KUALA LUMPUR (Feb 24): Shares of Petronas Chemicals Group Bhd (KL:PCHEM) fell on Monday following weaker-than-expected results, sparking warning from analysts that the tough times may continue this year.
Petronas Chemicals fell nearly 8% or 31 sen to RM3.83, erasing more than half of the stock’s gain last Friday. The stock was trading at RM3.84 at 9.45am, giving the petrochemical company a market capitalisation of RM31 billion. Trading volume totalled 3.2 million shares so far.
Analysts on Monday cut their earnings forecasts for Petronas Chemicals, with Hong Leong Investment Bank (HLIB) anticipating a marginal negative earnings before interest, tax, depreciation and amortisation (Ebitda) margin for Pengerang Petrochemical Company Sdn Bhd (PPC).
It also expects a trim in the olefin and derivatives segment's selling prices.
The research house cut its forecasts by 28% for the financial year ending Dec 31, 2025 (FY2025) and 24% for FY2026, and maintained its 'sell' call on Petronas Chemicals, with a lower target price of RM3.54, based on a historical five year price-earnings mean of 16 times FY2026 earnings per share.
"We expect the petrochemical sector to remain challenging, on the back of China’s aggressive capacity expansion drive, coupled with an unexciting demand outlook from the downstream sectors," the research house said in a note.
HLIB expects PPC to continue posting negative Ebitda in the coming quarter, due to lingering weakness in polymer and aromatics product spreads.
However, product spreads for PPC are still positive for most products, and thus, PPC could break even if its utilisation rate is over 70%.

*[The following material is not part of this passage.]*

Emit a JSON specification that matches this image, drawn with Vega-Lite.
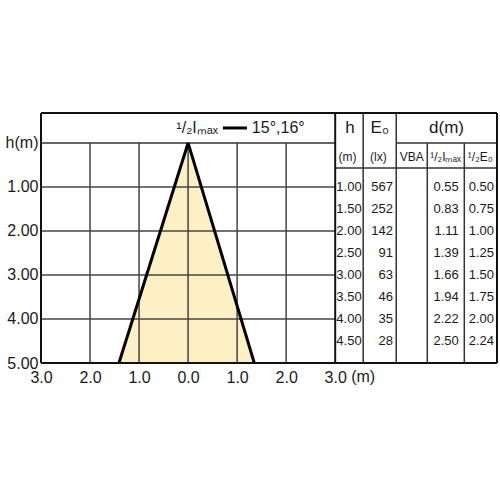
{
  "$schema": "https://vega.github.io/schema/vega-lite/v6.json",
  "width": 456,
  "height": 250,
  "padding": {"left": 5, "top": 112, "right": 0, "bottom": 0},
  "config": {
    "view": {"stroke": null},
    "font": "Liberation Sans",
    "text": {"font": "Liberation Sans", "color": "#1a1a1a"}
  },
  "datasets": {
    "table": [
      {"h": 1.0, "E0": 567, "Imax": 0.55, "E0half": 0.50},
      {"h": 1.5, "E0": 252, "Imax": 0.83, "E0half": 0.75},
      {"h": 2.0, "E0": 142, "Imax": 1.11, "E0half": 1.00},
      {"h": 2.5, "E0": 91, "Imax": 1.39, "E0half": 1.25},
      {"h": 3.0, "E0": 63, "Imax": 1.66, "E0half": 1.50},
      {"h": 3.5, "E0": 46, "Imax": 1.94, "E0half": 1.75},
      {"h": 4.0, "E0": 35, "Imax": 2.22, "E0half": 2.00},
      {"h": 4.5, "E0": 28, "Imax": 2.50, "E0half": 2.24}
    ],
    "beamArea": [
      {"h": 0, "left": 0, "right": 0},
      {"h": 5, "left": -1.41, "right": 1.35}
    ],
    "beamEdge": [
      {"side": "left", "h": 0, "d": 0},
      {"side": "left", "h": 5, "d": -1.41},
      {"side": "right", "h": 0, "d": 0},
      {"side": "right", "h": 5, "d": 1.35}
    ],
    "vgrid": [{"d": -2}, {"d": -1}, {"d": 0}, {"d": 1}, {"d": 2}],
    "hgrid": [{"h": 1}, {"h": 2}, {"h": 3}, {"h": 4}],
    "frame": [
      {"x1": -3, "x2": 6.3, "y1": -0.68, "y2": -0.68},
      {"x1": -3, "x2": 6.3, "y1": 5, "y2": 5},
      {"x1": -3, "x2": -3, "y1": -0.68, "y2": 5},
      {"x1": 6.3, "x2": 6.3, "y1": -0.68, "y2": 5},
      {"x1": 3, "x2": 3, "y1": -0.68, "y2": 5}
    ],
    "inner": [
      {"x1": -3, "x2": 3, "y1": 0, "y2": 0},
      {"x1": 4.245, "x2": 6.3, "y1": 0, "y2": 0},
      {"x1": 3, "x2": 6.3, "y1": 0.568, "y2": 0.568},
      {"x1": 3.571, "x2": 3.571, "y1": -0.68, "y2": 5},
      {"x1": 4.245, "x2": 4.245, "y1": -0.68, "y2": 5},
      {"x1": 4.878, "x2": 4.878, "y1": 0, "y2": 5},
      {"x1": 5.633, "x2": 5.633, "y1": 0, "y2": 5}
    ],
    "headers": [
      {"label": "h", "cx": 3.3, "cy": -0.34, "group": "big"},
      {"label": "E₀", "cx": 3.91, "cy": -0.34, "group": "big"},
      {"label": "d(m)", "cx": 5.27, "cy": -0.34, "group": "big"},
      {"label": "(m)", "cx": 3.25, "cy": 0.31, "group": "small"},
      {"label": "(lx)", "cx": 3.88, "cy": 0.31, "group": "small"},
      {"label": "VBA", "cx": 4.56, "cy": 0.31, "group": "small"},
      {"label": "¹/₂Iₘₐₓ", "cx": 5.25, "cy": 0.31, "group": "small"},
      {"label": "¹/₂E₀", "cx": 5.96, "cy": 0.31, "group": "small"}
    ]
  },
  "layer": [
    {
      "data": {"name": "beamArea"},
      "mark": {"type": "area", "orient": "horizontal", "color": "#fdf0c4"},
      "encoding": {
        "y": {
          "field": "h", "type": "quantitative",
          "scale": {"domain": [-0.68, 5], "reverse": true, "nice": false, "zero": false},
          "axis": {
            "values": [0, 1, 2, 3, 4, 5],
            "labelExpr": "datum.value == 0 ? 'h(m)' : format(datum.value, '.2f')",
            "domain": false, "ticks": false, "grid": false, "title": null,
            "labelFont": "Liberation Sans", "labelFontSize": 16, "labelColor": "#1a1a1a",
            "labelPadding": 3, "minExtent": 36, "maxExtent": 36, "labelFlush": false
          }
        },
        "x": {
          "field": "left", "type": "quantitative",
          "scale": {"domain": [-3, 6.3], "nice": false, "zero": false},
          "axis": {
            "values": [-3, -2, -1, 0, 1, 2, 3],
            "labelExpr": "format(abs(datum.value), '.1f')",
            "domain": false, "ticks": false, "grid": false, "title": null,
            "labelFont": "Liberation Sans", "labelFontSize": 16, "labelColor": "#1a1a1a",
            "labelPadding": 6, "labelFlush": false, "labelOverlap": false
          }
        },
        "x2": {"field": "right"}
      }
    },
    {
      "data": {"name": "vgrid"},
      "mark": {"type": "rule", "color": "#444444", "strokeWidth": 1.5},
      "encoding": {
        "x": {"field": "d", "type": "quantitative"},
        "y": {"datum": 0},
        "y2": {"datum": 5}
      }
    },
    {
      "data": {"name": "hgrid"},
      "mark": {"type": "rule", "color": "#444444", "strokeWidth": 1.5},
      "encoding": {
        "y": {"field": "h", "type": "quantitative"},
        "x": {"datum": -3},
        "x2": {"datum": 3}
      }
    },
    {
      "data": {"name": "inner"},
      "mark": {"type": "rule", "color": "#333333", "strokeWidth": 1.5},
      "encoding": {
        "x": {"field": "x1", "type": "quantitative"},
        "x2": {"field": "x2"},
        "y": {"field": "y1", "type": "quantitative"},
        "y2": {"field": "y2"}
      }
    },
    {
      "data": {"name": "beamEdge"},
      "mark": {"type": "line", "color": "#000000", "strokeWidth": 3, "strokeJoin": "miter"},
      "encoding": {
        "x": {"field": "d", "type": "quantitative"},
        "y": {"field": "h", "type": "quantitative"},
        "detail": {"field": "side"}
      }
    },
    {
      "data": {"name": "frame"},
      "mark": {"type": "rule", "color": "#111111", "strokeWidth": 2},
      "encoding": {
        "x": {"field": "x1", "type": "quantitative"},
        "x2": {"field": "x2"},
        "y": {"field": "y1", "type": "quantitative"},
        "y2": {"field": "y2"}
      }
    },
    {
      "data": {"name": "headers"},
      "transform": [{"filter": "datum.group == 'big'"}],
      "mark": {"type": "text", "fontSize": 17, "align": "center", "baseline": "middle"},
      "encoding": {
        "x": {"field": "cx", "type": "quantitative"},
        "y": {"field": "cy", "type": "quantitative"},
        "text": {"field": "label"}
      }
    },
    {
      "data": {"name": "headers"},
      "transform": [{"filter": "datum.group == 'small'"}],
      "mark": {"type": "text", "fontSize": 12, "align": "center", "baseline": "middle"},
      "encoding": {
        "x": {"field": "cx", "type": "quantitative"},
        "y": {"field": "cy", "type": "quantitative"},
        "text": {"field": "label"}
      }
    },
    {
      "data": {"name": "table"},
      "mark": {"type": "text", "fontSize": 13, "align": "right", "baseline": "middle"},
      "encoding": {
        "x": {"datum": 3.54},
        "y": {"field": "h", "type": "quantitative"},
        "text": {"field": "h", "type": "quantitative", "format": ".2f"}
      }
    },
    {
      "data": {"name": "table"},
      "mark": {"type": "text", "fontSize": 13, "align": "right", "baseline": "middle"},
      "encoding": {
        "x": {"datum": 4.18},
        "y": {"field": "h", "type": "quantitative"},
        "text": {"field": "E0", "type": "quantitative"}
      }
    },
    {
      "data": {"name": "table"},
      "mark": {"type": "text", "fontSize": 13, "align": "right", "baseline": "middle"},
      "encoding": {
        "x": {"datum": 5.52},
        "y": {"field": "h", "type": "quantitative"},
        "text": {"field": "Imax", "type": "quantitative", "format": ".2f"}
      }
    },
    {
      "data": {"name": "table"},
      "mark": {"type": "text", "fontSize": 13, "align": "right", "baseline": "middle"},
      "encoding": {
        "x": {"datum": 6.24},
        "y": {"field": "h", "type": "quantitative"},
        "text": {"field": "E0half", "type": "quantitative", "format": ".2f"}
      }
    },
    {
      "data": {"values": [{"label": "¹/₂Iₘₐₓ", "cx": 0.61, "cy": -0.34}]},
      "mark": {"type": "text", "fontSize": 16, "align": "right", "baseline": "middle"},
      "encoding": {
        "x": {"field": "cx", "type": "quantitative"},
        "y": {"field": "cy", "type": "quantitative"},
        "text": {"field": "label"}
      }
    },
    {
      "data": {"values": [{"x1": 0.71, "x2": 1.2, "cy": -0.34}]},
      "mark": {"type": "rule", "color": "#000000", "strokeWidth": 3},
      "encoding": {
        "x": {"field": "x1", "type": "quantitative"},
        "x2": {"field": "x2"},
        "y": {"field": "cy", "type": "quantitative"}
      }
    },
    {
      "data": {"values": [{"label": "15°,16°", "cx": 1.3, "cy": -0.34}]},
      "mark": {"type": "text", "fontSize": 16, "align": "left", "baseline": "middle"},
      "encoding": {
        "x": {"field": "cx", "type": "quantitative"},
        "y": {"field": "cy", "type": "quantitative"},
        "text": {"field": "label"}
      }
    },
    {
      "data": {"values": [{"label": "(m)", "cx": 3.57, "cy": 5}]},
      "mark": {"type": "text", "fontSize": 16, "align": "center", "baseline": "top", "dy": 6},
      "encoding": {
        "x": {"field": "cx", "type": "quantitative"},
        "y": {"field": "cy", "type": "quantitative"},
        "text": {"field": "label"}
      }
    }
  ]
}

Without the special feedstock discount arrangement with Pengerang Refining Company Sdn Bhd (PRC), the house believes PPC may still recognise substantial losses given the lumpy depreciation and interest expenses of RM700 million.
"Not helping is Petronas Chemicals’ PPC operations that contribute a substantially higher depreciation and interest cost base that is not covered by PPC’s negative Ebitda contribution, thus resulting in heavy earnings dilution going forward," the research house said.
"Planned turnaround pipelines in 2025 are guided as such: Petronas Chemicals (PC) Fertiliser Sabah in 3Q2025 and PC low-density polyethylene, PC olefins and PC glycols in 4Q2025," the house added.
There are now five 'buy', six 'hold' and nine 'sell' calls out of 20 research houses covering Petronas Chemicals. The average target price is RM4.67, according to Bloomberg, suggesting a potential return of up to 16.5% in the next 12 months from the last price.
Separately, MIDF Research, which expects the downcycle for petrochemicals to continue into FY2025, revised its forecasts for Petronas Chemicals downwards by 5% for FY2025, 6% for FY2026, and 5% for FY2027.
"This revision considers the FY2024 results, in addition to normalising the forecasts based on current market conditions for natural gas, and the potential additional operation costs involved in ongoing and new projects," it said.
"[This is] in addition to the trade tariffs imposed against China, which could impact petrochemical exports to divert from the US to Asia, further disrupting the market."
At the time of writing on Monday, shares of Petronas Chemicals were down 30 sen or 7.3% at RM3.84, giving the group a market capitalisation of RM30.64 billion. The counter is down about 21% this year.